不当労働行為75(福岡市事件)

おはようございます。 今週も一週間、お疲れ様でした。

さて、今日は、嘱託員への特別選考と不当労働行為に関する命令を見てみましょう。

福岡市事件(中労委平成25年6月19日・労判1073号94頁)

【事案の概要】

Xらは、福岡市の運営する福岡市男女共同参画推進センター・アミカスに勤務していた。

福岡市と組合は、任用期間1年の嘱託員の更新回数制限に関して、「更新回数満了に伴う新たな任用は、まずは、アミカスにおいて現に勤務する任期満了者を対象に特別選考を実施し、特別選考により必要な人員が確保できない場合は、公募による一般選考を実施する」旨の確認書を取り交わした。

市は、特別選考に応募した嘱託員9名(組合員8名、非組合員1名)につき、小論文及び面接を実施し、組合書記長X1、執行委員X2、組合員X3の3名を不合格者とし、組合執行委員長X4ら6名に合格通知を発送した。

【労働委員会の判断】

X1ら3名を不合格として退職扱いとしたことは不当労働行為にあたらない

【命令のポイント】

1 ・・・評定に当たっては答案用紙の受験者氏名は伏せて実施され、合否判定にあっては評定員2名の平均値により行われており、評定員の恣意・先入観等が入らないような配慮がなされていたことが認められ、小論文試験の設問内容、評価基準及び評定方法とも不合理、不自然な点は認められない。

2 ・・・面接員は、外部の有識者及び市職員で、男女共同参画推進に関する業務従事者等でアミカスの業務について理解できる者であって、受験者との関係や面接に必要な知見について配慮がなされていたことから、アミカスの業務従事者の特別選考という面接試験の趣旨目的及び実際の上記質問内容に照らすと、不合理、不自然なものであったとはいえない。
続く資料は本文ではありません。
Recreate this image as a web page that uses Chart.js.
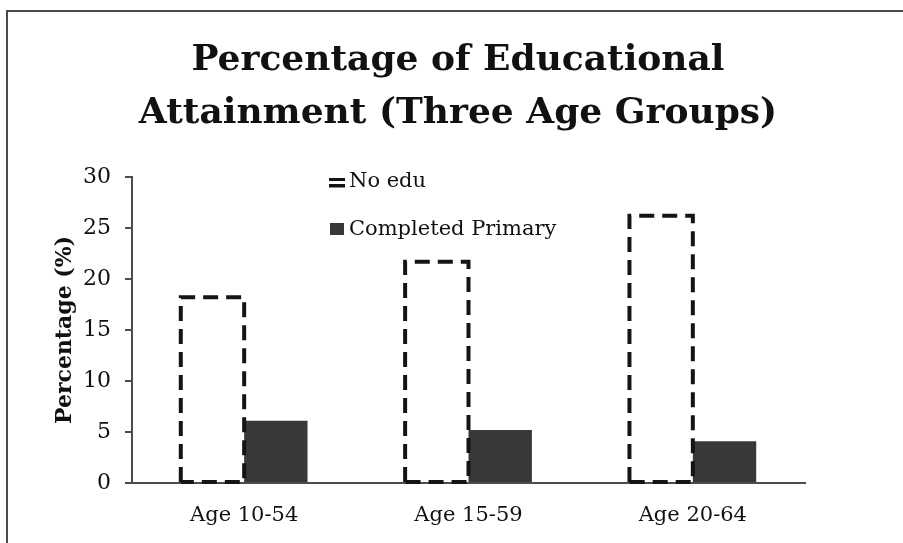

3 特別選考について市が定めた小論文及び面接試験の実施方法、判定基準及び選考委員会による合否判定に特段不合理、不自然な点は認められない。また、これらの特別選考の実施に当たり、市が恣意的に介入したと認めるに足る証拠はない。

今回のケースで、組合側が不当労働行為意思を立証するのは難しいでしょうね。

組合との団体交渉や組合員に対する処分等については、まずは事前に顧問弁護士から労組法のルールについてレクチャーを受けることが大切です。決して素人判断で進めないようにしましょう。